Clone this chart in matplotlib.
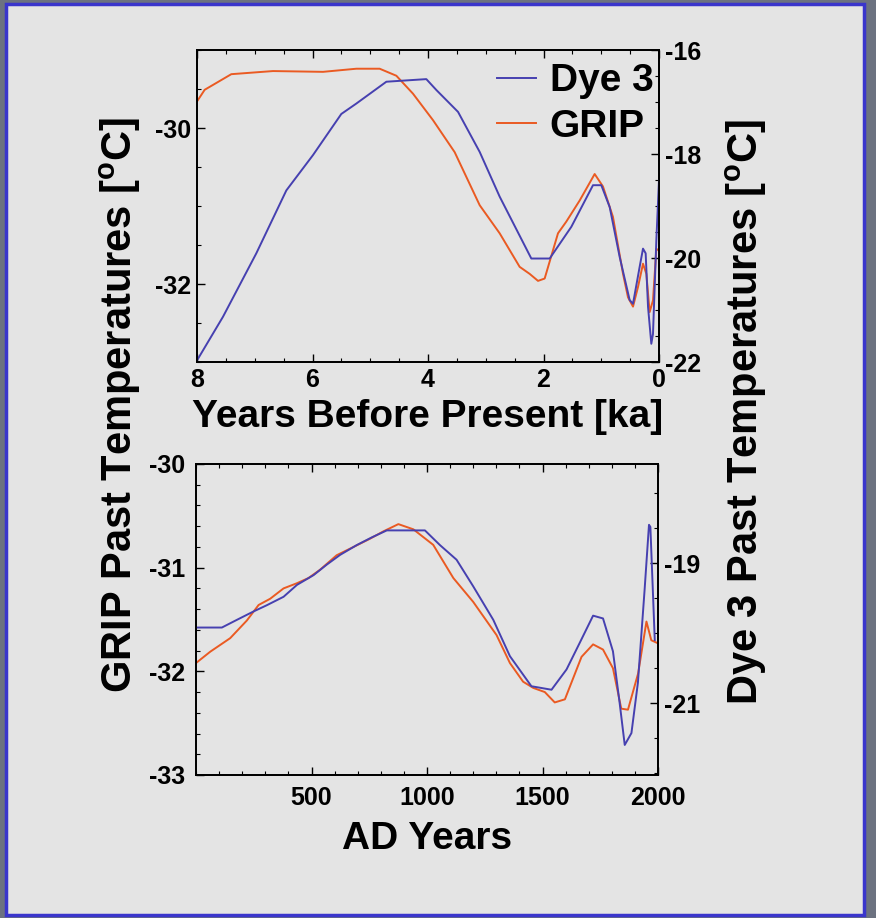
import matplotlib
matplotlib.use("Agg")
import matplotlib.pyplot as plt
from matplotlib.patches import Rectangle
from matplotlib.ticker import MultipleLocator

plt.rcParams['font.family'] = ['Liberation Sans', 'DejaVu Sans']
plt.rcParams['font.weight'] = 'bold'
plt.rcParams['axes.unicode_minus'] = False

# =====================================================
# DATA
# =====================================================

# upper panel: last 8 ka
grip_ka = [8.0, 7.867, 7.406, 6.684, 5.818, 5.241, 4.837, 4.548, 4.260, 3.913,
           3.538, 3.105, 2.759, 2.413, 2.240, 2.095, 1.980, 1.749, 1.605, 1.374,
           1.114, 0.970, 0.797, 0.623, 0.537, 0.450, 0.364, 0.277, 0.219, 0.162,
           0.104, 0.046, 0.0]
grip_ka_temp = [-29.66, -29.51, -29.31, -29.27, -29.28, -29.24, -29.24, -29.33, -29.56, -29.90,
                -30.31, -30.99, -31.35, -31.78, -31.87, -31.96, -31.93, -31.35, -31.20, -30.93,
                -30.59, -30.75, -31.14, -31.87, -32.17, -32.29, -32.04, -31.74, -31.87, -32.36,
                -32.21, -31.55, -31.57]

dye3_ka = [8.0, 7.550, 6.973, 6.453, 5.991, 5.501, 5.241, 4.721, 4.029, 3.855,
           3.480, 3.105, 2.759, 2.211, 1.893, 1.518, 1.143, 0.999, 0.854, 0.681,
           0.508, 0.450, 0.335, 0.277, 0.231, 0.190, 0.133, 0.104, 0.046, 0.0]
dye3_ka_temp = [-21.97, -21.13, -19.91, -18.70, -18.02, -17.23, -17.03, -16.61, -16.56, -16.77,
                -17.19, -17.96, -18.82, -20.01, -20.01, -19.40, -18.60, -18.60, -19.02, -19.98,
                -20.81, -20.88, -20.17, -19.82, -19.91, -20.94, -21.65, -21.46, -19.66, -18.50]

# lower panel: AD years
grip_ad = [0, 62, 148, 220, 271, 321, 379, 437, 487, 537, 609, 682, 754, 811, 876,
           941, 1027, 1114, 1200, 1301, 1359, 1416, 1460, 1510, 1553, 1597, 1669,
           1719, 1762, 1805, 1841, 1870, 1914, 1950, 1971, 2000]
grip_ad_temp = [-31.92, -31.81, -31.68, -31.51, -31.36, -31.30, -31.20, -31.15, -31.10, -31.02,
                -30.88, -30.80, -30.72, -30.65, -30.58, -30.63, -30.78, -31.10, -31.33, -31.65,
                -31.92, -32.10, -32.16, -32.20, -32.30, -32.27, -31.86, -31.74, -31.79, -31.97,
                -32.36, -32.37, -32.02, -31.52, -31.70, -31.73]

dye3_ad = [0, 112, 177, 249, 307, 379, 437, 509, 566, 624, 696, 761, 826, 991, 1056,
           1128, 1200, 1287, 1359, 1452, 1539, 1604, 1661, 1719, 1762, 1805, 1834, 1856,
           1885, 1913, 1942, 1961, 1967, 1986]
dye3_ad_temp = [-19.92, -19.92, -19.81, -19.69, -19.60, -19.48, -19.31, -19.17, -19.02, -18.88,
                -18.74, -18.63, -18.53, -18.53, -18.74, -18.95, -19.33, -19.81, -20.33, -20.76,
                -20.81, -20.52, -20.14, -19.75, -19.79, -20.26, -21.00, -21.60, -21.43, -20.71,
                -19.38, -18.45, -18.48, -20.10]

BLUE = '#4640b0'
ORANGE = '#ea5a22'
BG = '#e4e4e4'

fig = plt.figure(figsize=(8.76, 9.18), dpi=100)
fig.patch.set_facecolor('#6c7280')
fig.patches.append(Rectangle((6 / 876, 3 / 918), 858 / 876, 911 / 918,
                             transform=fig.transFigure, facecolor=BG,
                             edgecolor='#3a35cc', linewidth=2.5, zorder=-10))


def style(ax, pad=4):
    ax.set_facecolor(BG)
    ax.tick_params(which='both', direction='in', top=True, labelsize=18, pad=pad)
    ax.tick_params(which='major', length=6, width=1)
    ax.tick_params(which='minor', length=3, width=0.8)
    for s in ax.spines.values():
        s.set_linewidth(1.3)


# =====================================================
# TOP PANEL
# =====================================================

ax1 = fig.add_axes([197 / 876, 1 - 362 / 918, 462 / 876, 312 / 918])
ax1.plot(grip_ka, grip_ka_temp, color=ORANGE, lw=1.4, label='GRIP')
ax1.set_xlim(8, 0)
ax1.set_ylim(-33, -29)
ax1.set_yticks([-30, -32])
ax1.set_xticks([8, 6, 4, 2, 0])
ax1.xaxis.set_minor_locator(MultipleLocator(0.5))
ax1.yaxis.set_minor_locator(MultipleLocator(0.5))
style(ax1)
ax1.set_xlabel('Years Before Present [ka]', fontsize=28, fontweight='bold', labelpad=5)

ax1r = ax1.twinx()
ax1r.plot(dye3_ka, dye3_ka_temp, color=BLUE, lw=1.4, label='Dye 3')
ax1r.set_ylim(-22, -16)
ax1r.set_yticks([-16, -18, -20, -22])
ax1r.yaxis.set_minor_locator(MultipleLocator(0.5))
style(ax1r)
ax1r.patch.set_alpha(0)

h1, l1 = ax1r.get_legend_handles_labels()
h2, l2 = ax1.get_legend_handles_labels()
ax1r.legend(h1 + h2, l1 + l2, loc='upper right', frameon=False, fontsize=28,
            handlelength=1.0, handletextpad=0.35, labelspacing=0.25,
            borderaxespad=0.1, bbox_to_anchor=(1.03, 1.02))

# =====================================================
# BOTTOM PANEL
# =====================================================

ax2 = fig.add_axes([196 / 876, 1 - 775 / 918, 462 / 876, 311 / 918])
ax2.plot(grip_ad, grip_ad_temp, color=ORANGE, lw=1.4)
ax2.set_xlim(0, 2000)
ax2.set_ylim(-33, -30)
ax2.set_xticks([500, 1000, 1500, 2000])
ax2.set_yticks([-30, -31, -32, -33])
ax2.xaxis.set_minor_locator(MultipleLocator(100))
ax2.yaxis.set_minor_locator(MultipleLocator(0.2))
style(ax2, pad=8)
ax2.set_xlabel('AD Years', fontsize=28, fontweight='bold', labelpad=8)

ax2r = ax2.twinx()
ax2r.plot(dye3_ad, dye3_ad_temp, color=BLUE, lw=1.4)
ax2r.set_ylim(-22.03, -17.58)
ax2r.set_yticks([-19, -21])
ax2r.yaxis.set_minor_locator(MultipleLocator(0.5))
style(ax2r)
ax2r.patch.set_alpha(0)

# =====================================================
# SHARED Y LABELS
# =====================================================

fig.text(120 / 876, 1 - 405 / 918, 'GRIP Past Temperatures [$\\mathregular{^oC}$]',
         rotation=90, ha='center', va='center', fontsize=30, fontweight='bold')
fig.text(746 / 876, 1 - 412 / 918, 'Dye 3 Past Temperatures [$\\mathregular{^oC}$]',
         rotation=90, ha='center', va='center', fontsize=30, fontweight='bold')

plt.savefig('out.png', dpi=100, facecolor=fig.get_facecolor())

....

[What you will do]
Omit the pictures and reproduce the listing exactly.

[Written response]
Clone this chart in matplotlib.
import matplotlib
matplotlib.use("Agg")
import matplotlib.pyplot as plt
from matplotlib.patches import Rectangle
from matplotlib.ticker import MultipleLocator

plt.rcParams['font.family'] = ['Liberation Sans', 'DejaVu Sans']
plt.rcParams['font.weight'] = 'bold'
plt.rcParams['axes.unicode_minus'] = False

# =====================================================
# DATA
# =====================================================

# upper panel: last 8 ka
grip_ka = [8.0, 7.867, 7.406, 6.684, 5.818, 5.241, 4.837, 4.548, 4.260, 3.913,
           3.538, 3.105, 2.759, 2.413, 2.240, 2.095, 1.980, 1.749, 1.605, 1.374,
           1.114, 0.970, 0.797, 0.623, 0.537, 0.450, 0.364, 0.277, 0.219, 0.162,
           0.104, 0.046, 0.0]
grip_ka_temp = [-29.66, -29.51, -29.31, -29.27, -29.28, -29.24, -29.24, -29.33, -29.56, -29.90,
                -30.31, -30.99, -31.35, -31.78, -31.87, -31.96, -31.93, -31.35, -31.20, -30.93,
                -30.59, -30.75, -31.14, -31.87, -32.17, -32.29, -32.04, -31.74, -31.87, -32.36,
                -32.21, -31.55, -31.57]

dye3_ka = [8.0, 7.550, 6.973, 6.453, 5.991, 5.501, 5.241, 4.721, 4.029, 3.855,
           3.480, 3.105, 2.759, 2.211, 1.893, 1.518, 1.143, 0.999, 0.854, 0.681,
           0.508, 0.450, 0.335, 0.277, 0.231, 0.190, 0.133, 0.104, 0.046, 0.0]
dye3_ka_temp = [-21.97, -21.13, -19.91, -18.70, -18.02, -17.23, -17.03, -16.61, -16.56, -16.77,
                -17.19, -17.96, -18.82, -20.01, -20.01, -19.40, -18.60, -18.60, -19.02, -19.98,
                -20.81, -20.88, -20.17, -19.82, -19.91, -20.94, -21.65, -21.46, -19.66, -18.50]

# lower panel: AD years
grip_ad = [0, 62, 148, 220, 271, 321, 379, 437, 487, 537, 609, 682, 754, 811, 876,
           941, 1027, 1114, 1200, 1301, 1359, 1416, 1460, 1510, 1553, 1597, 1669,
           1719, 1762, 1805, 1841, 1870, 1914, 1950, 1971, 2000]
grip_ad_temp = [-31.92, -31.81, -31.68, -31.51, -31.36, -31.30, -31.20, -31.15, -31.10, -31.02,
                -30.88, -30.80, -30.72, -30.65, -30.58, -30.63, -30.78, -31.10, -31.33, -31.65,
                -31.92, -32.10, -32.16, -32.20, -32.30, -32.27, -31.86, -31.74, -31.79, -31.97,
                -32.36, -32.37, -32.02, -31.52, -31.70, -31.73]

dye3_ad = [0, 112, 177, 249, 307, 379, 437, 509, 566, 624, 696, 761, 826, 991, 1056,
           1128, 1200, 1287, 1359, 1452, 1539, 1604, 1661, 1719, 1762, 1805, 1834, 1856,
           1885, 1913, 1942, 1961, 1967, 1986]
dye3_ad_temp = [-19.92, -19.92, -19.81, -19.69, -19.60, -19.48, -19.31, -19.17, -19.02, -18.88,
                -18.74, -18.63, -18.53, -18.53, -18.74, -18.95, -19.33, -19.81, -20.33, -20.76,
                -20.81, -20.52, -20.14, -19.75, -19.79, -20.26, -21.00, -21.60, -21.43, -20.71,
                -19.38, -18.45, -18.48, -20.10]

BLUE = '#4640b0'
ORANGE = '#ea5a22'
BG = '#e4e4e4'

fig = plt.figure(figsize=(8.76, 9.18), dpi=100)
fig.patch.set_facecolor('#6c7280')
fig.patches.append(Rectangle((6 / 876, 3 / 918), 858 / 876, 911 / 918,
                             transform=fig.transFigure, facecolor=BG,
                             edgecolor='#3a35cc', linewidth=2.5, zorder=-10))


def style(ax, pad=4):
    ax.set_facecolor(BG)
    ax.tick_params(which='both', direction='in', top=True, labelsize=18, pad=pad)
    ax.tick_params(which='major', length=6, width=1)
    ax.tick_params(which='minor', length=3, width=0.8)
    for s in ax.spines.values():
        s.set_linewidth(1.3)


# =====================================================
# TOP PANEL
# =====================================================

ax1 = fig.add_axes([197 / 876, 1 - 362 / 918, 462 / 876, 312 / 918])
ax1.plot(grip_ka, grip_ka_temp, color=ORANGE, lw=1.4, label='GRIP')
ax1.set_xlim(8, 0)
ax1.set_ylim(-33, -29)
ax1.set_yticks([-30, -32])
ax1.set_xticks([8, 6, 4, 2, 0])
ax1.xaxis.set_minor_locator(MultipleLocator(0.5))
ax1.yaxis.set_minor_locator(MultipleLocator(0.5))
style(ax1)
ax1.set_xlabel('Years Before Present [ka]', fontsize=28, fontweight='bold', labelpad=5)

ax1r = ax1.twinx()
ax1r.plot(dye3_ka, dye3_ka_temp, color=BLUE, lw=1.4, label='Dye 3')
ax1r.set_ylim(-22, -16)
ax1r.set_yticks([-16, -18, -20, -22])
ax1r.yaxis.set_minor_locator(MultipleLocator(0.5))
style(ax1r)
ax1r.patch.set_alpha(0)

h1, l1 = ax1r.get_legend_handles_labels()
h2, l2 = ax1.get_legend_handles_labels()
ax1r.legend(h1 + h2, l1 + l2, loc='upper right', frameon=False, fontsize=28,
            handlelength=1.0, handletextpad=0.35, labelspacing=0.25,
            borderaxespad=0.1, bbox_to_anchor=(1.03, 1.02))

# =====================================================
# BOTTOM PANEL
# =====================================================

ax2 = fig.add_axes([196 / 876, 1 - 775 / 918, 462 / 876, 311 / 918])
ax2.plot(grip_ad, grip_ad_temp, color=ORANGE, lw=1.4)
ax2.set_xlim(0, 2000)
ax2.set_ylim(-33, -30)
ax2.set_xticks([500, 1000, 1500, 2000])
ax2.set_yticks([-30, -31, -32, -33])
ax2.xaxis.set_minor_locator(MultipleLocator(100))
ax2.yaxis.set_minor_locator(MultipleLocator(0.2))
style(ax2, pad=8)
ax2.set_xlabel('AD Years', fontsize=28, fontweight='bold', labelpad=8)

ax2r = ax2.twinx()
ax2r.plot(dye3_ad, dye3_ad_temp, color=BLUE, lw=1.4)
ax2r.set_ylim(-22.03, -17.58)
ax2r.set_yticks([-19, -21])
ax2r.yaxis.set_minor_locator(MultipleLocator(0.5))
style(ax2r)
ax2r.patch.set_alpha(0)

# =====================================================
# SHARED Y LABELS
# =====================================================

fig.text(120 / 876, 1 - 405 / 918, 'GRIP Past Temperatures [$\\mathregular{^oC}$]',
         rotation=90, ha='center', va='center', fontsize=30, fontweight='bold')
fig.text(746 / 876, 1 - 412 / 918, 'Dye 3 Past Temperatures [$\\mathregular{^oC}$]',
         rotation=90, ha='center', va='center', fontsize=30, fontweight='bold')

plt.savefig('out.png', dpi=100, facecolor=fig.get_facecolor())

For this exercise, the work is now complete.